Film Review: Race


I have never been one for sports movies. I am an avid movie fan. I can learn to appreciate all genres whether they be comedy, horror, romance or thriller. But, regardless of how many times I watch Remember the Titans or Rudy, I never find myself enamored in a dramatic retelling of a sports team’s road to victory. However, the new film, Race, is the epitome of a sports movie and I found myself immersed from the opening credits on.

Stephen Hopkins’ (Shameless) latest cinematic endeavor, tells the true story of track and field athlete Jessie Owens’ journey to the 1936 Olympics. The film is a compelling rags-to-riches story set against the backdrop of 1930s America on the cusp of the second world war. As a young, black man Jessie faces adversity from his fellow students at Ohio State but still manages to overcome racial bigotry and compete in the Berlin Olympics-where he accounts even more cruelty at the hands of Hitler’s Nazi regime.

The film is certainly a period piece and while I’m sure it is a “watered down” adaptation of Jessie Owens’ life, it still shines a light on a very different time in our nation’s history. When Jessie steps on a bus and takes a seat in the “colored only” section  or is asked to enter a luxurious hotel through the service entrance, it definitely reminds viewers of just how far America has come on the racial equality front.

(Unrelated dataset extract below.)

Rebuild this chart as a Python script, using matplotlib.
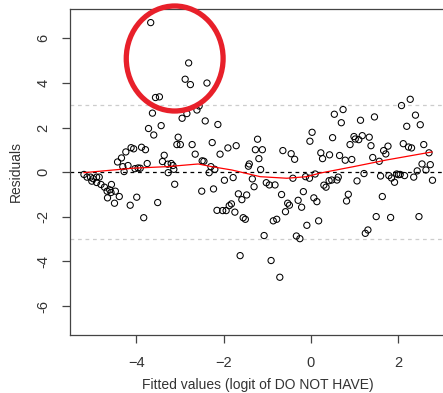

The cast is a delight to watch especially, Stephan James (Selma), who portrays Jessie Owens. James brings life to the lead character in such a way that it’s nearly impossible to not fall in love with him. He plays well off of Jason Sudeikis (We’re the Millers, Horrible Bosses), who portrays Jessie’s coach, Larry Snyder. While movie-goers are accustomed to seeing Sudeikis in more comedic roles, he is a force to be reckoned portraying a stubborn, strict college athletic coach. James and Sudeikis have  wonderful chemistry; Race is filled with funny one-liners and anecdotes that help relieve the racial tension between Jessie Owens and his peers. Shanice Bantonis (Degrassi) is beautiful as Jessie’s wife, Ruth. She is a talented actress who embodies a hard-working mother trying to raise a family in the midst of the Great Depression. Jeremy Irons (The Lion King, Eragon) portrays Avery Brundage, the Olympics board member who travels to Germany and convinces Hitler’s officers to let Jews and Blacks compete in the games. Carice van Houten (Game of Thrones) is also a delight as the brave German filmmaker, Leni Riefenstahl, who documents Jessie Owens’ Olympic achievements.

Bottom line: Race is an entertaining film that will please sports and non-sports fans alike. The film is a heart warming, inspirational  period piece that gives life to an American athlete who paved the way for not only black Americans but all of those who demanded change and respect in the face of adversity.

Rating: 9 out 10 stars.

Race is currently playing in theaters.